━━━ RECORD EXCERPTS

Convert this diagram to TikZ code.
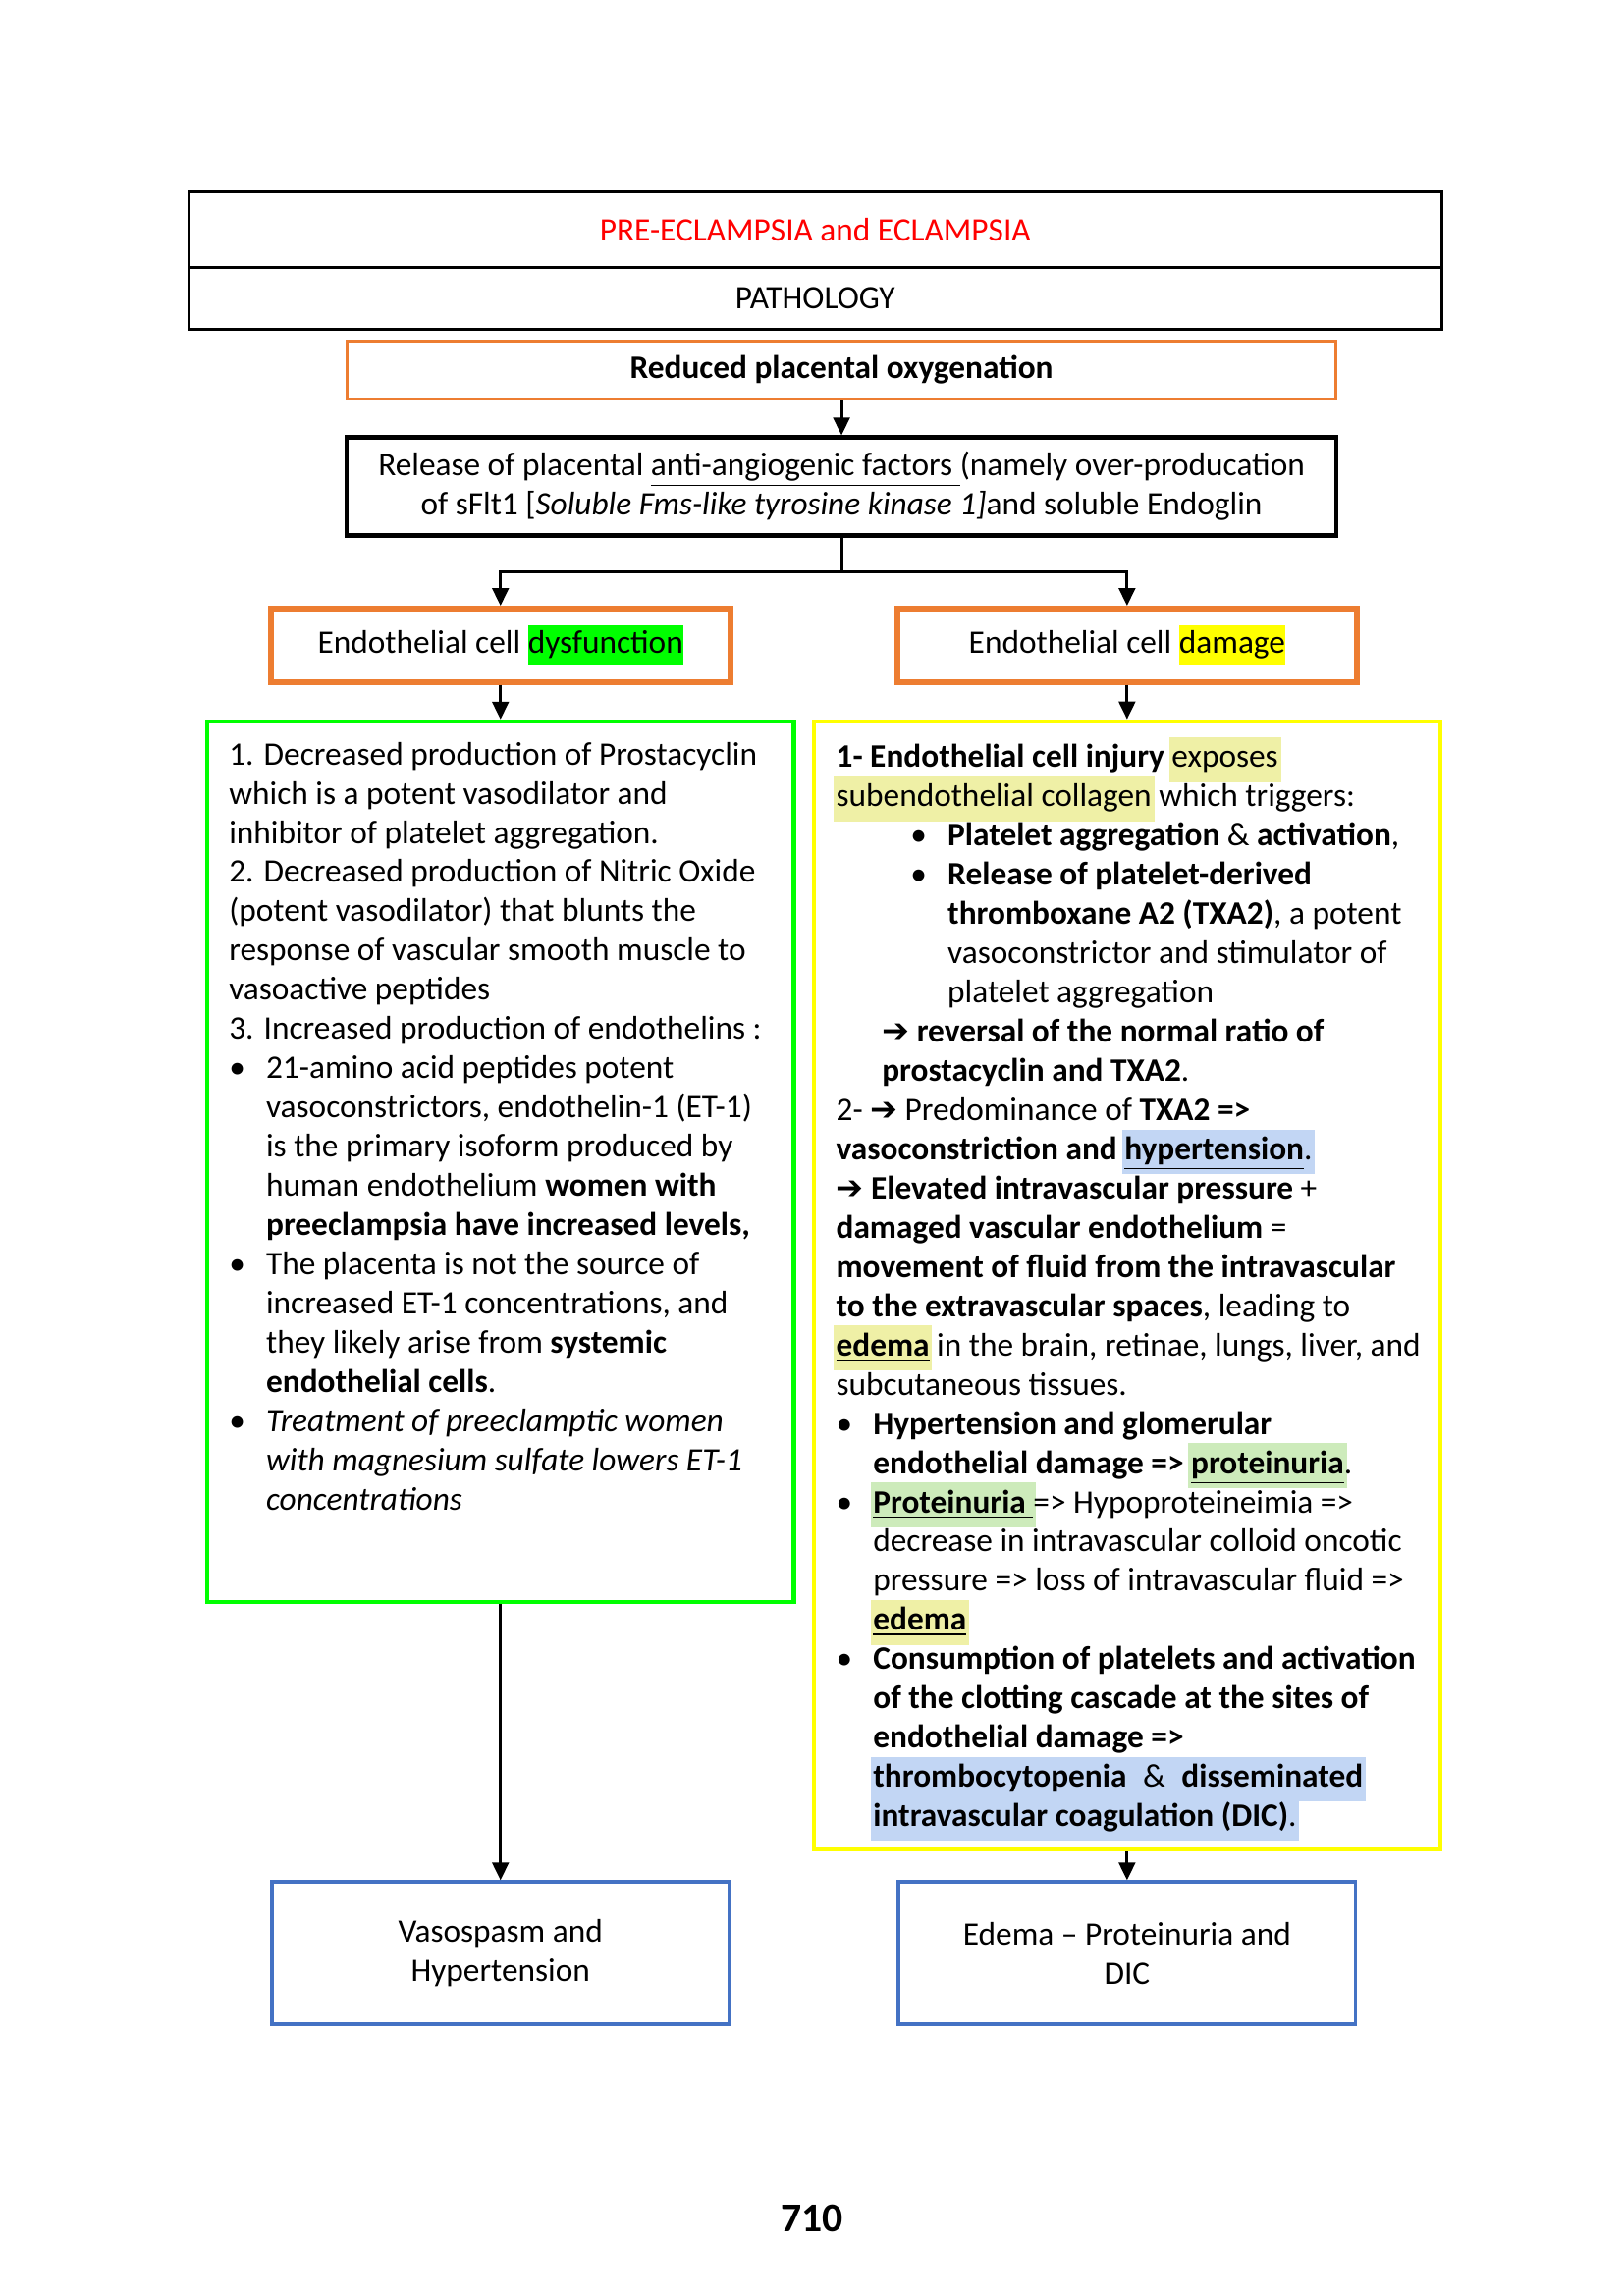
\documentclass[tikz,border=0pt]{standalone}
\usepackage{fontspec}
\setmainfont{Carlito}
\newfontfamily\arrowfont{DejaVu Sans}
\usetikzlibrary{arrows.meta}

\definecolor{boxorange}{HTML}{ED7D31}
\definecolor{boxblue}{HTML}{4472C4}
\definecolor{boxgreen}{HTML}{00FF00}
\definecolor{boxyellow}{HTML}{FFFF00}
\definecolor{titlered}{HTML}{FF0000}
\definecolor{glowyellow}{HTML}{EFF0A6}
\definecolor{glowblue}{HTML}{C2D6F4}
\definecolor{glowgreen}{HTML}{CDEBBB}

\newcommand\hilite[2]{{\setlength\fboxsep{0pt}\colorbox{#1}{\strut#2}}}
\newcommand\glow[2]{\hspace{-1pt}{\setlength\fboxsep{1pt}\colorbox{#1}{\strut#2}}\hspace{-1pt}}
\newcommand\rarr{{\arrowfont\bfseries ➔}}
\newcommand\bul{\makebox[13.6pt][l]{•}}
\newcommand\bulind{\hspace*{13.6pt}}

\begin{document}
\begin{tikzpicture}[x=0.5412pt, y=-0.5412pt,
	font={\fontsize{12}{14.38}\selectfont\lineskiplimit=-20pt},
	titlebox/.style={draw, line width=1.1pt, minimum width=459.3pt},
	reducedbox/.style={draw=boxorange, line width=1.1pt, minimum width=362.7pt, minimum height=21.4pt},
	releasebox/.style={draw, line width=1.6pt, minimum width=362.7pt, minimum height=35.9pt, align=center},
	cellbox/.style={draw=boxorange, line width=2.2pt, minimum width=168.5pt, minimum height=26.8pt},
	outcomebox/.style={draw=boxblue, line width=1.2pt, minimum width=167.6pt, minimum height=52.2pt, align=center},
	textblock/.style={align=left, inner sep=0pt, anchor=north west},
	link/.style={-{Triangle[length=6.5pt,width=6pt]}, line width=1.1pt}]
				\useasboundingbox (0,0) rectangle (1100,1555.6);
				%title
				\node[titlebox, minimum height=27.7pt, text=titlered] (title) at (552.2,155.5) {PRE-ECLAMPSIA and ECLAMPSIA};
				\node[titlebox, minimum height=22.6pt] (pathology) at (552.2,202) {PATHOLOGY};
				%cause
				\node[reducedbox] (reduced) at (570,250.8) {\textbf{Reduced placental oxygenation}};
				\node[releasebox] (release) at (570,329.6) {Release of placental \underline{anti-angiogenic factors }(namely over-producation\\of sFlt1 [\textit{Soluble Fms-like tyrosine kinase 1]}and soluble Endoglin};
				\draw[link] (reduced) -- (release);
				%split into the two branches
				\coordinate (split) at (570,387.6);
				\node[cellbox] (dyscell) at (339,437.2) {Endothelial cell \hilite{boxgreen}{dysfunction}};
				\node[cellbox] (damcell) at (763.4,437.2) {Endothelial cell \hilite{boxyellow}{damage}};
				\draw[line width=1.1pt] (release) -- (split);
				\draw[link] (split) -| (dyscell);
				\draw[link] (split) -| (damcell);
				%dysfunction branch
				\node[draw=boxgreen, line width=1.5pt, minimum width=215.1pt, minimum height=323pt] (dysbox) at (339,787.2) {};
				\node[textblock] (dystext) at (154.8,499.2) {\strut 1. Decreased production of Prostacyclin\\
which is a potent vasodilator and\\
inhibitor of platelet aggregation.\\
2. Decreased production of Nitric Oxide\\
(potent vasodilator) that blunts the\\
response of vascular smooth muscle to\\
vasoactive peptides\\
3. Increased production of endothelins :\\
\bul 21-amino acid peptides potent\\
\bulind vasoconstrictors, endothelin-1 (ET-1)\\
\bulind is the primary isoform produced by\\
\bulind human endothelium \textbf{women with}\\
\bulind \textbf{preeclampsia have increased levels,}\\
\bul The placenta is not the source of\\
\bulind increased ET-1 concentrations, and\\
\bulind they likely arise from \textbf{systemic}\\
\bulind \textbf{endothelial cells}.\\
\bul \textit{Treatment of preeclamptic women}\\
\bulind \textit{with magnesium sulfate lowers ET-1}\\
\bulind \textit{concentrations}};
				%damage branch
				\node[draw=boxyellow, line width=1.5pt, minimum width=229.6pt, minimum height=413.7pt] (dambox) at (763.4,870.9) {};
				\node[textblock] (damtext) at (566,499.2) {\strut\textbf{1- Endothelial cell injury} \glow{glowyellow}{exposes}\\
\glow{glowyellow}{subendothelial collagen} which triggers:\\
\hspace*{27.3pt}\bul\textbf{Platelet aggregation} \& \textbf{activation},\\
\hspace*{27.3pt}\bul\textbf{Release of platelet-derived}\\
\hspace*{40.9pt}\textbf{thromboxane A2 (TXA2)}, a potent\\
\hspace*{40.9pt}vasoconstrictor and stimulator of\\
\hspace*{40.9pt}platelet aggregation\\
\hspace*{16.8pt}\textbf{\rarr\ reversal of the normal ratio of}\\
\hspace*{16.8pt}\textbf{prostacyclin and TXA2}.\\
2- \rarr\ Predominance of \textbf{TXA2 =>}\\
\textbf{vasoconstriction and} \glow{glowblue}{\textbf{\underline{hypertension}}.}\\
\textbf{\rarr\ Elevated intravascular pressure} +\\
\textbf{damaged vascular endothelium} =\\
\textbf{movement of fluid from the intravascular}\\
\textbf{to the extravascular spaces}, leading to\\
\glow{glowyellow}{\textbf{\underline{edema}}} in the brain, retinae, lungs, liver, and\\
subcutaneous tissues.\\
\bul\textbf{Hypertension and glomerular}\\
\bulind\textbf{endothelial damage =>} \glow{glowgreen}{\textbf{\underline{proteinuria}}}.\\
\bul\glow{glowgreen}{\textbf{\underline{Proteinuria }}}=> Hypoproteineimia =>\\
\bulind decrease in intravascular colloid oncotic\\
\bulind pressure => loss of intravascular fluid =>\\
\bulind\glow{glowyellow}{\textbf{\underline{edema}}}\\
\bul\textbf{Consumption of platelets and activation}\\
\bulind\textbf{of the clotting cascade at the sites of}\\
\bulind\textbf{endothelial damage =>}\\
\bulind\glow{glowblue}{\textbf{thrombocytopenia}\enspace\&\enspace\textbf{disseminated}}\\
\bulind\glow{glowblue}{\textbf{intravascular coagulation (DIC)}.}};
				\draw[link] (dyscell) -- (dysbox);
				\draw[link] (damcell) -- (dambox);
				%outcomes
				\node[outcomebox] (vaso) at (339,1323.2) {Vasospasm and\\Hypertension};
				\node[outcomebox] (edema) at (763.4,1323.2) {Edema -- Proteinuria and\\DIC};
				\draw[link] (dysbox) -- (vaso);
				\draw[link] (dambox) -- (edema);
				%page number
				\node[font={\fontsize{15}{18}\selectfont\bfseries}] (page) at (550.2,1503.3) {710};
			\end{tikzpicture}
\end{document}
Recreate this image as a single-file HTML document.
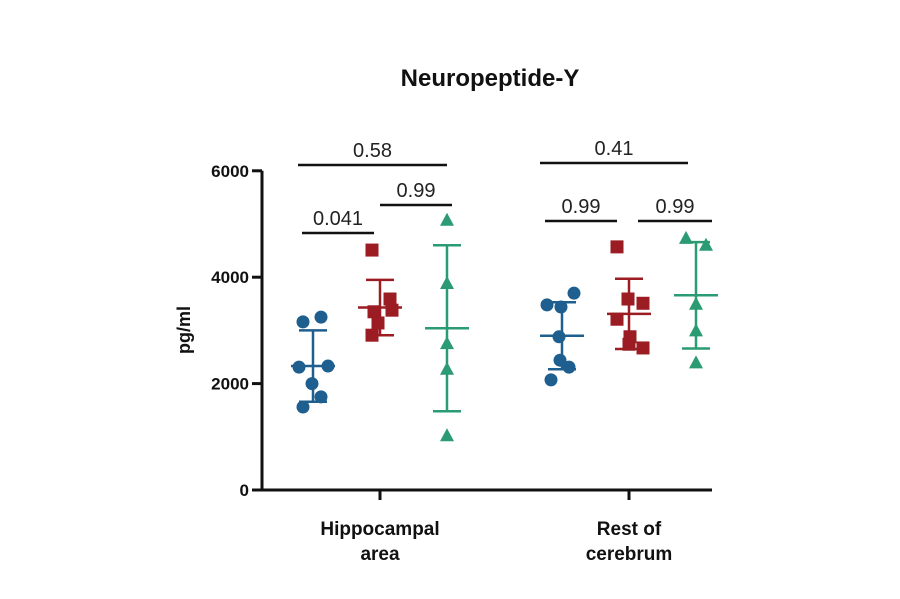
<!DOCTYPE html>
<html><head><meta charset="utf-8"><style>
body{margin:0;background:#fff}
svg text{font-family:"Liberation Sans",Arial,sans-serif}
</style></head><body>
<svg id="chart" width="900" height="594" viewBox="0 0 900 594">
<text x="490" y="86" text-anchor="middle" font-size="24" font-weight="bold" fill="#111">Neuropeptide-Y</text>
<text transform="translate(190,330) rotate(-90)" text-anchor="middle" font-size="18" font-weight="bold" fill="#111">pg/ml</text>
<g id="axes"></g>
<g id="marks"></g>
</svg>
<script>
const yTicks=[0,2000,4000,6000];
const categories=["Hippocampal area","Rest of cerebrum"];
const hipBlue=[3160,3250,2310,2330,2000,1750,1560];
const hipRed=[4510,3590,3350,3380,3140,2910];
const hipGreen=[5080,3890,2760,2280,1030];
const restBlue=[3700,3480,3440,2880,2440,2310,2070];
const restRed=[4570,3510,3590,3210,2880,2670,2740];
const restGreen=[4740,4610,3500,3000,2400];
const hipMean=[2330,3430,3040];
const hipSD=[670,520,1560];
const restMean=[2900,3310,3660];
const restSD=[630,660,1000];
const pLabels=["0.58","0.041","0.99","0.41","0.99","0.99"];

const NS="http://www.w3.org/2000/svg";
const y=v=>490-v*0.0532;
const groupX=[380,629];
const offs=[-67,0,67];
const colors=["#1f5f8f","#9b1c22","#2a9b72"];
const jit=[
 [[-10,8,-14,15,-1,8,-10],[-8,10,-6,12,-2,-8,4],[0,0,0,0,0]],
 [[12,-15,-1,-3,-2,7,-11],[-12,14,-1,-12,1,14,0],[-10,10,0,0,0]]
];
const axes=document.getElementById('axes'),marks=document.getElementById('marks');
function mk(tag,attrs,parent){const e=document.createElementNS(NS,tag);for(const k in attrs)e.setAttribute(k,attrs[k]);parent.appendChild(e);return e;}

let e=mk('line',{x1:262,y1:y(6000),x2:262,y2:y(0)+1.5,stroke:'#111','stroke-width':3},axes);


e=mk('line',{x1:262,y1:y(0),x2:712,y2:y(0),stroke:'#111','stroke-width':3},axes);


yTicks.forEach(t=>{
  const l=mk('line',{x1:252,y1:y(t),x2:262,y2:y(t),stroke:'#111','stroke-width':3},axes);
  
  
  const tx=mk('text',{x:249,y:y(t)+6,'text-anchor':'end','font-size':17,'font-weight':'bold',fill:'#111'},axes);
  tx.textContent=t;
  
  
});
categories.forEach((c,i)=>{
  const l=mk('line',{x1:groupX[i],y1:y(0),x2:groupX[i],y2:y(0)+10,stroke:'#111','stroke-width':3},axes);
  
  
  const parts=i==0?["Hippocampal","area"]:["Rest of","cerebrum"];
  parts.forEach((p,j)=>{
    const tx=mk('text',{x:groupX[i],y:535+j*25,'text-anchor':'middle','font-size':19,'font-weight':'bold',fill:'#111'},axes);
    tx.textContent=p;
    
    
  });
});
function drawGroup(gi,series,means,sds){
  series.forEach((vals,si)=>{
    const cx=groupX[gi]+offs[si],col=colors[si];
    const sd=sds[si],m=means[si];
    const bars=[[cx,y(m+sd),cx,y(m-sd)],[cx-14,y(m+sd),cx+14,y(m+sd)],[cx-14,y(m-sd),cx+14,y(m-sd)],[cx-22,y(m),cx+22,y(m)]];
    bars.forEach(b=>{
      const l=mk('line',{x1:b[0],y1:b[1],x2:b[2],y2:b[3],stroke:col,'stroke-width':2.5},marks);
      
      
    });
    vals.forEach((v,k)=>{
      const px=cx+(jit[gi][si][k]||0),py=y(v);let p;
      if(si==0)p=mk('circle',{cx:px,cy:py,r:6.5,fill:col},marks);
      else if(si==1)p=mk('rect',{x:px-6.5,y:py-6.5,width:13,height:13,fill:col},marks);
      else p=mk('polygon',{points:`${px},${py-7} ${px-7},${py+6} ${px+7},${py+6}`,fill:col},marks);
      
      
    });
  });
}
drawGroup(0,[hipBlue,hipRed,hipGreen],hipMean,hipSD);
drawGroup(1,[restBlue,restRed,restGreen],restMean,restSD);
const brackets=[[298,447,165],[302,374,233],[380,452,205],[540,688,163],[545,617,221],[638,712,221]];
brackets.forEach((b,i)=>{
  const l=mk('line',{x1:b[0],y1:b[2],x2:b[1],y2:b[2],stroke:'#111','stroke-width':2.5},marks);
  
  
  const t=mk('text',{x:(b[0]+b[1])/2,y:b[2]-8,'text-anchor':'middle','font-size':20,fill:'#222'},marks);
  t.textContent=pLabels[i];
  
  
});
</script>
</body></html>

━━━━━━

§ **STATED PROBLEM**
Pick out all lines from the data above in which the word "this" appears.

§ **FINISHED ANSWER**
Convert this diagram to TikZ code.
Recreate this image as a single-file HTML document.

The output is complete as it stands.